* **Objective**
Transcribe the listing that follows in full, omitting pictures.

################

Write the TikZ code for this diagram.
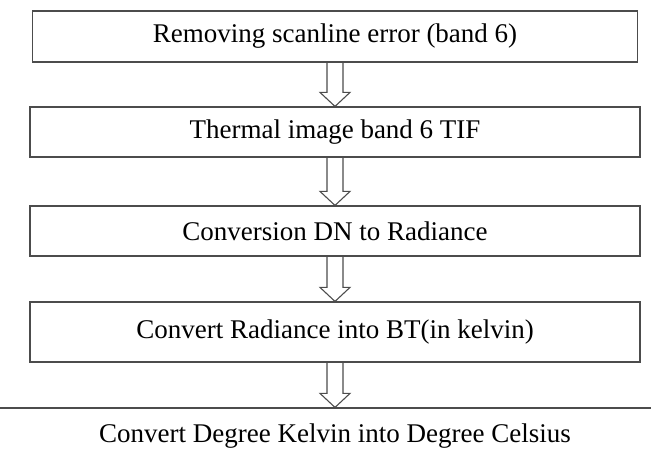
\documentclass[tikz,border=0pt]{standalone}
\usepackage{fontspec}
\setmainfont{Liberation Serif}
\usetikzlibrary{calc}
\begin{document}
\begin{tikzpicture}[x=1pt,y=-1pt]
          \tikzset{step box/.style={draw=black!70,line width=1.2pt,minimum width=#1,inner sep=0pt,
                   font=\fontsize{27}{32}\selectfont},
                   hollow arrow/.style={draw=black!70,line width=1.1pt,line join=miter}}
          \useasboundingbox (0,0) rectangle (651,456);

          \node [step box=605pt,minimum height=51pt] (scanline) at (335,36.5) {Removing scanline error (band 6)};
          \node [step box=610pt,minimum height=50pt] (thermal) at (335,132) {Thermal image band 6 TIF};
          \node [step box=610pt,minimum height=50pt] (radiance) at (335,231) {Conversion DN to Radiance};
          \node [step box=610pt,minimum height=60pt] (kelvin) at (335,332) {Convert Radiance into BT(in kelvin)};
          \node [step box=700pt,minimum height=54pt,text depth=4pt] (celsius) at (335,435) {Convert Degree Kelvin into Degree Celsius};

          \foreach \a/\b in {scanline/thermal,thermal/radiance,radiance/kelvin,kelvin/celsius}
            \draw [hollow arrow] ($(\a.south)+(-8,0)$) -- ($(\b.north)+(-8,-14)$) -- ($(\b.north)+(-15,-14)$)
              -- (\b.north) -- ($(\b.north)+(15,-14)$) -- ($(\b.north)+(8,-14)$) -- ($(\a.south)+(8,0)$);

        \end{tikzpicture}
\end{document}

################

* **Task solution**
Write the TikZ code for this diagram.
\documentclass[tikz,border=0pt]{standalone}
\usepackage{fontspec}
\setmainfont{Liberation Serif}
\usetikzlibrary{calc}
\begin{document}
\begin{tikzpicture}[x=1pt,y=-1pt]
          \tikzset{step box/.style={draw=black!70,line width=1.2pt,minimum width=#1,inner sep=0pt,
                   font=\fontsize{27}{32}\selectfont},
                   hollow arrow/.style={draw=black!70,line width=1.1pt,line join=miter}}
          \useasboundingbox (0,0) rectangle (651,456);

          \node [step box=605pt,minimum height=51pt] (scanline) at (335,36.5) {Removing scanline error (band 6)};
          \node [step box=610pt,minimum height=50pt] (thermal) at (335,132) {Thermal image band 6 TIF};
          \node [step box=610pt,minimum height=50pt] (radiance) at (335,231) {Conversion DN to Radiance};
          \node [step box=610pt,minimum height=60pt] (kelvin) at (335,332) {Convert Radiance into BT(in kelvin)};
          \node [step box=700pt,minimum height=54pt,text depth=4pt] (celsius) at (335,435) {Convert Degree Kelvin into Degree Celsius};

          \foreach \a/\b in {scanline/thermal,thermal/radiance,radiance/kelvin,kelvin/celsius}
            \draw [hollow arrow] ($(\a.south)+(-8,0)$) -- ($(\b.north)+(-8,-14)$) -- ($(\b.north)+(-15,-14)$)
              -- (\b.north) -- ($(\b.north)+(15,-14)$) -- ($(\b.north)+(8,-14)$) -- ($(\a.south)+(8,0)$);

        \end{tikzpicture}
\end{document}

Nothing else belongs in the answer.